From the biggest-selling single of all time, to the ninth-biggest seller of 1989: charity hit glut illustrated in a single stat. Pete Waterman – pop’s Mr. Rent-A-Conscience with three charity chart-toppers to his name – stressed at every turn that the whole thing was Bob Geldof’s idea. Perhaps he was aware of the potential for anti-climax, or perhaps just nervous of the cynicism likely to greet a record largely manned by the PWL roster. Either way this is the sound of a golden goose croaking its last (for a while).
The usual caveats apply: the record did some good, it’s churlish to assume anything less than noble intentions on the part of the participants (even those with rapidly receding careers) – oh, and it’s better than “Let’s Party”, but what isn’t? Even so, Band Aid II can’t escape comparison with the original on a number of levels – performances, participants, production, impact – and it fails on every one. Actually, no, the singing isn’t awful – Sir Cliff sounds warmer than he does on his own Christmas hits – though the most credible singer has the most horrible moment: Lisa Stansfield shuddering her way through “no ra-i-i-i-n or r-i-i-i-ver flow”. You could make a case that the 1984 version overdid the jauntiness once the drums came in, but it’s got nothing on the Hit Factory’s one-size-fits-all rhythm track bopping its way through this one. They treated the song itself, of course, as sacrosanct – but “Do They Know It’s Christmas?” gained some of its power and all of its excuses by being a rushed, passionate response to a terrible situation. Presenting it as an inviolable classic highlights its perceived weaknesses. Notably, That Line gets split between Jason Donovan and a Goss, and they overstress the “won’t be snow” bits after to draw attention away from it.
And no matter the quality of the record, it’s hard to compare the line-ups and not feel a sense of decline. The 1984 Band Aid was made by an aristocracy of stars who’d conquered America, ushered in the video age, and helped reinvent pop as a global presence.

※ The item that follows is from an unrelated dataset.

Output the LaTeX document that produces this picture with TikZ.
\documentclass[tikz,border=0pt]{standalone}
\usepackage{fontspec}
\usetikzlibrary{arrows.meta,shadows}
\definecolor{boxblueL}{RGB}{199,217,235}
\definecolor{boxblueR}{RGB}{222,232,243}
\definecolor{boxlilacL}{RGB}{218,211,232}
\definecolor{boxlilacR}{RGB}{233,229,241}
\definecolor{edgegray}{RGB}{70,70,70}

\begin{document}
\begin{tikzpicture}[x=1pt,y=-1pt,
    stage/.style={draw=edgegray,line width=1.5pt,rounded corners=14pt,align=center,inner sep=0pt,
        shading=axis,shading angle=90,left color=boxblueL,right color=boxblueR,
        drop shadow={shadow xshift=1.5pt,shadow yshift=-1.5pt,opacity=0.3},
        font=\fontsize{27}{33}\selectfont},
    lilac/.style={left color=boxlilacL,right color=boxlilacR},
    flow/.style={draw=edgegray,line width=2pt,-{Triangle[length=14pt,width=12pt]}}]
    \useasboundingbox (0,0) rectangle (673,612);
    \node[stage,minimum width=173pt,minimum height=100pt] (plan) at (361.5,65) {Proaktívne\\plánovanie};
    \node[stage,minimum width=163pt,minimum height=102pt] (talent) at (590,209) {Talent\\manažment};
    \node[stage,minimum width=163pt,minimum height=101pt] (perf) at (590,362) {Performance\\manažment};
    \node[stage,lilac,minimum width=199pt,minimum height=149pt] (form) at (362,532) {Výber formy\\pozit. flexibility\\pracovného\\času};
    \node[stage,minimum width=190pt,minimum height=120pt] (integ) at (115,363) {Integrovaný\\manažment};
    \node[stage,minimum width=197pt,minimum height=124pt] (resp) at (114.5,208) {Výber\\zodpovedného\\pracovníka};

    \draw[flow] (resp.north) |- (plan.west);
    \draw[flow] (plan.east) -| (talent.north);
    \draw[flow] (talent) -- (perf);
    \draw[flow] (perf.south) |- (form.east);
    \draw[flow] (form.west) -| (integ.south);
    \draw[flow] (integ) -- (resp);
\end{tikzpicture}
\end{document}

It turned out to be a last hurrah, but it didn’t feel that way. This was close to the end for the 1989 crop, too – having owned this year, the PWL brand of cheerful plastic pop fell out of favour very quickly. The difference was that their peak had only been local, and even at the time Band Aid II’s line-up seemed slight.
Of course this was a little unfair on 1989’s music. The exciting stuff was happening elsewhere – club music, hip-hop, indie, all of them enjoying surges of creativity as the pop decade staggered wheezing over the line. The constraints of the song and of Pete Waterman’s rolodex stopped Band Aid II from being more diverse. But so did the credibility of the project – Band Aid and Live Aid had given pop a brief sense of mission: now that had devolved into a kind of dull civic duty thanks to years of hopeless charity releases. Doing it all over again just underlined the fact that the original impulse had become one more fundraising tactic, as surprising as a raffle at the school fete. There was nothing special about the idea, nothing special about the record, nothing special about the performers, and – it suddenly seemed – nothing special about pop any more at all.